How strange it is to see a contemporary on the calendar of saints. Yet, Jonathan Myrick Daniels whom we remember this day was demonstrating in Alabama for civil rights in 1965, more or less at the same time I was starting a new cure as rector of a fat-cat parish in our town. He was a seminary student. I was a know-it-all, deeply sympathetic with his cause, but apparently not enough so to be there with him.

I have no regret that it took only a few years after that to come to a mutual agreement with our vestry that high-steeple churches were not for me [and probably neither for them, but that is another story]. I do regret, however, that I wasn’t instead in Alabama with my colleagues of a common mind and who had better sense than I to know that the height of steeples is irrelevant. What if? — this day recalls.

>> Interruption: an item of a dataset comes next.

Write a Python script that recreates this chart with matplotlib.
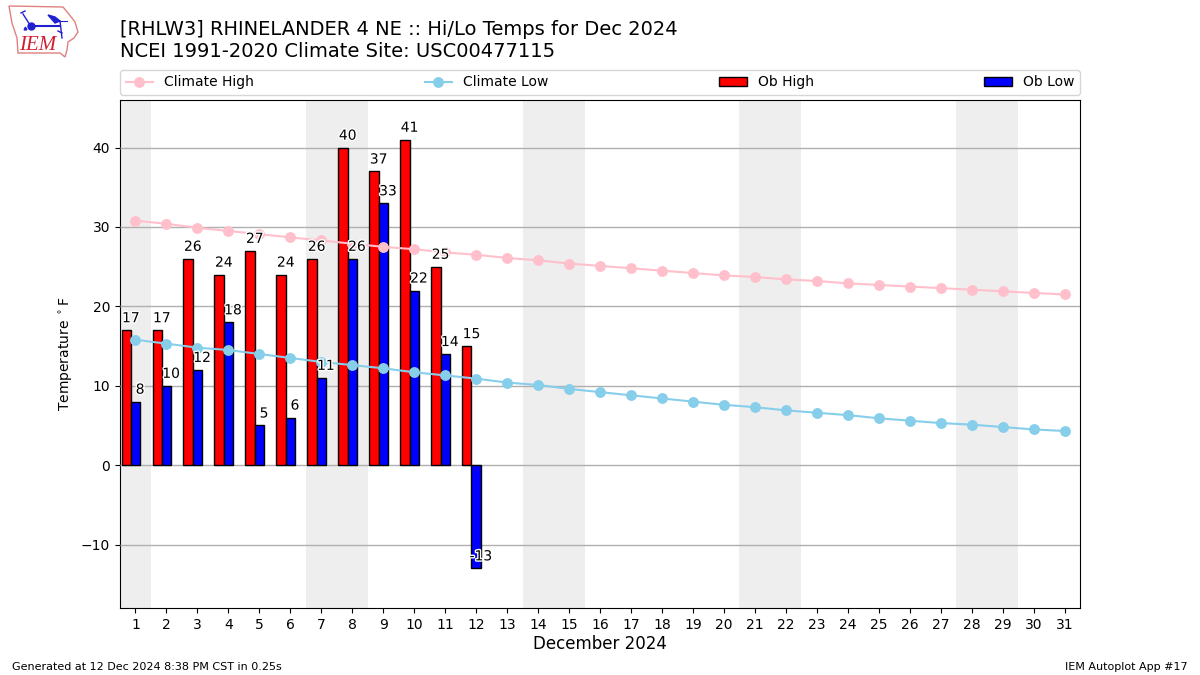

Life is filled with “what if’s.” I know there’re plenty in mine. What if I’d followed my bliss like Joseph Campbell counseled instead of letting others live rent-free in my vocational mind? Or what if I’d got good enough on trumpet to try for a gig with Count Basie’s Band? Or what if after seminary I’d stayed with the college ministry and a promising Canterbury/Danforth fellowship, instead of lusting after status as a cardinal rector? What if I’d taken those relatively empty summers forty years ago and studied for a PhD? And what if I’d simply taken Yogi Berra’s fork in the road instead of all those turns I’d rather not mention, let alone even remember?

Jonathan Daniels gave his life at the hands of some bozo racist’s shotgun whom God loved ever so much as the lot of us. When a time to recall that comes along like today, those gaps and turns and what-if’s in mine are not only revealed, they are strangely healed by the grace of the God whose light pours through them all.

What if Jesus had said No in the Garden?